PORTLAND, Ore — Chaunci King's distillery business dried up when the pandemic hit and bars and restaurants closed. "I couldn’t pay staff, we weren’t selling anything, it was just terrible. Income, sales, everything down," said King.
That's when King saw a social media post about music superstar Beyoncé and the NAACP starting the BeyGood fund to support Black-owned businesses hurt by the pandemic. King wasn’t expecting much, but applied in December.
To her surprise, an email came mid-January telling her that her Portland-based company, Royalty Spirits, had received a $10,000 grant.
The money is helping King launch a new line of pre-made cocktails. She will also open a CBD juice bar on Northeast Sandy Boulevard.

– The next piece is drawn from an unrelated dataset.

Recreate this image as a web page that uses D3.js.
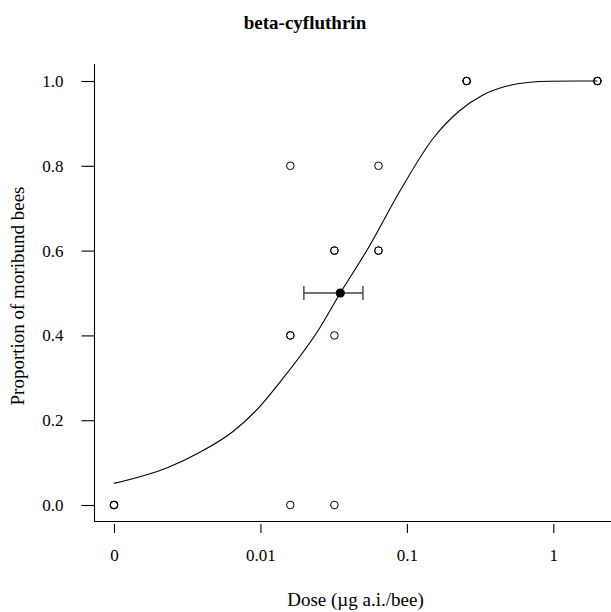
<!DOCTYPE html>
<html>
<head>
<meta charset="utf-8">
<script src="https://cdn.jsdelivr.net/npm/d3@7/dist/d3.min.js"></script>
<style>
  html, body { margin: 0; padding: 0; background: #fff; }
  svg { display: block; }
  text { font-family: "Liberation Serif", "DejaVu Serif", serif; fill: #000; font-variant-numeric: oldstyle-nums; }
</style>
</head>
<body>
<div id="chart"></div>
<script>
// Observed proportions of moribund bees per cage (dose in µg a.i./bee; 0 = control)
const obsDose = [0, 0, 0, 0.016, 0.016, 0.016, 0.016, 0.032, 0.032, 0.032, 0.032,
                 0.064, 0.064, 0.064, 0.256, 0.256, 0.256, 2, 2, 2];
const obsProp = [0, 0, 0, 0.8, 0.4, 0.4, 0.0, 0.6, 0.6, 0.4, 0.0,
                 0.8, 0.6, 0.6, 1, 1, 1, 1, 1, 1];

// Fitted dose-response curve, sampled along the dose axis
const curveDose = [0.001, 0.00231, 0.00389, 0.00653, 0.00989, 0.0139, 0.02535, 0.0351,
                   0.0545, 0.0899, 0.1514, 0.2312, 0.3311, 0.4831, 0.6934, 0.9506, 2];
const curveProp = [0.051, 0.088, 0.125, 0.174, 0.232, 0.294, 0.417, 0.5,
                   0.606, 0.741, 0.865, 0.931, 0.967, 0.988, 0.997, 0.9995, 1.0];

// LD50 estimate with its confidence interval
const ld50 = 0.0351;
const ld50Low = 0.0198;
const ld50High = 0.0501;
const ld50Prop = 0.5;

// Axis ticks
const xTickValues = [0.001, 0.01, 0.1, 1];
const xTickLabels = ["0", "0.01", "0.1", "1"];
const yTickValues = [0, 0.2, 0.4, 0.6, 0.8, 1.0];
const yTickLabels = ["0.0", "0.2", "0.4", "0.6", "0.8", "1.0"];

// The control group (dose 0) is drawn at the lowest tick position
const zeroDose = 0.001;
const plotDose = d => (d === 0 ? zeroDose : d);

const W = 611, H = 612;
const svg = d3.select("#chart").append("svg").attr("width", W).attr("height", H);

const x = d3.scaleLog().domain([0.001, 1]).range([114, 553.3]);
const y = d3.scaleLinear().domain([0, 1]).range([505, 81]);

const frameLeft = 94.5, frameBottom = 521.5, frameTop = 64, frameRight = 611;

// Title
svg.append("text")
  .attr("x", 305).attr("y", 28.5)
  .attr("text-anchor", "middle")
  .attr("font-weight", "bold")
  .attr("font-size", 19)
  .text("beta-cyfluthrin");

// L-shaped frame
svg.append("path")
  .attr("d", `M${frameLeft},${frameTop}V${frameBottom}H${frameRight}`)
  .attr("fill", "none").attr("stroke", "#000").attr("stroke-width", 1.1);

// Y axis
const yAxis = d3.axisLeft(y)
  .tickValues(yTickValues)
  .tickFormat((d, i) => yTickLabels[i])
  .tickSize(13).tickPadding(18);
const gy = svg.append("g").attr("transform", `translate(${frameLeft},0)`).call(yAxis);
gy.select(".domain").remove();
gy.selectAll(".tick line").attr("stroke", "#000").attr("stroke-width", 1.1);
gy.selectAll(".tick text").attr("font-size", 17).attr("font-family", null);

// X axis (ticks sit just below the frame)
const xAxis = d3.axisBottom(x)
  .tickValues(xTickValues)
  .tickFormat((d, i) => xTickLabels[i])
  .tickSize(9).tickPadding(16);
const gx = svg.append("g").attr("transform", `translate(0,${frameBottom + 2.5})`).call(xAxis);
gx.select(".domain").remove();
gx.selectAll(".tick line").attr("stroke", "#000").attr("stroke-width", 1.1);
gx.selectAll(".tick text").attr("font-size", 17).attr("font-family", null);

// Axis titles
svg.append("text")
  .attr("x", 355.5).attr("y", 606)
  .attr("text-anchor", "middle")
  .attr("font-size", 19)
  .text("Dose (µg a.i./bee)");

svg.append("text")
  .attr("transform", "translate(24,296) rotate(-90)")
  .attr("text-anchor", "middle")
  .attr("font-size", 19)
  .text("Proportion of moribund bees");

// Dose-response curve
const line = d3.line()
  .x((d, i) => x(curveDose[i]))
  .y((d, i) => y(curveProp[i]))
  .curve(d3.curveMonotoneX);
svg.append("path")
  .datum(curveDose)
  .attr("d", line)
  .attr("fill", "none").attr("stroke", "#000").attr("stroke-width", 1.1);

// Observations
svg.append("g").selectAll("circle")
  .data(obsDose)
  .join("circle")
  .attr("cx", d => x(plotDose(d)))
  .attr("cy", (d, i) => y(obsProp[i]))
  .attr("r", 3.8)
  .attr("fill", "none").attr("stroke", "#000").attr("stroke-width", 1);

// LD50 with confidence interval
const ci = svg.append("g").attr("stroke", "#444").attr("stroke-width", 1.4);
ci.append("line")
  .attr("x1", x(ld50Low)).attr("x2", x(ld50High))
  .attr("y1", y(ld50Prop)).attr("y2", y(ld50Prop));
[ld50Low, ld50High].forEach(v => {
  ci.append("line")
    .attr("x1", x(v)).attr("x2", x(v))
    .attr("y1", y(ld50Prop) - 7).attr("y2", y(ld50Prop) + 7);
});
svg.append("circle")
  .attr("cx", x(ld50)).attr("cy", y(ld50Prop))
  .attr("r", 4.6).attr("fill", "#000");
</script>
</body>
</html>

King, the creator of Miru Pear Vodka, started on her true career path when she was working in corporate human resources. A passion for mixology led her to get a second job as a bartender.
Women customers would tell her they wished they could order a vodka or whiskey with little sugar.
King started playing around with the idea of producing something like that. She decided to make mixology and spirits her new career.
Breaking into the male-dominated world of distilling wasn’t easy. "People did not respect me as a woman, a woman of color. Like, 'What do you know about this industry?'" said King.
But she persevered, and founded Royalty Spirits six years ago. King was a pioneer, the first Black woman to own and run a distillery on the West Coast. Miru Pear Vodka was her first release. Then came non-flavored vodka, Rex Whiskey, and a line of cocktail mixers.
King fought at first to get her products in stores, bars and restaurants. "I have experienced crazy situations where I can send in a male brand ambassador and they can sell tons of products," said King, "and I can send a woman into that same store and maybe not sell anything." But over time, her line of cocktail-focused spirits took off.
Driven by passion, King is nowhere near done stirring up new ideas to shake up the industry.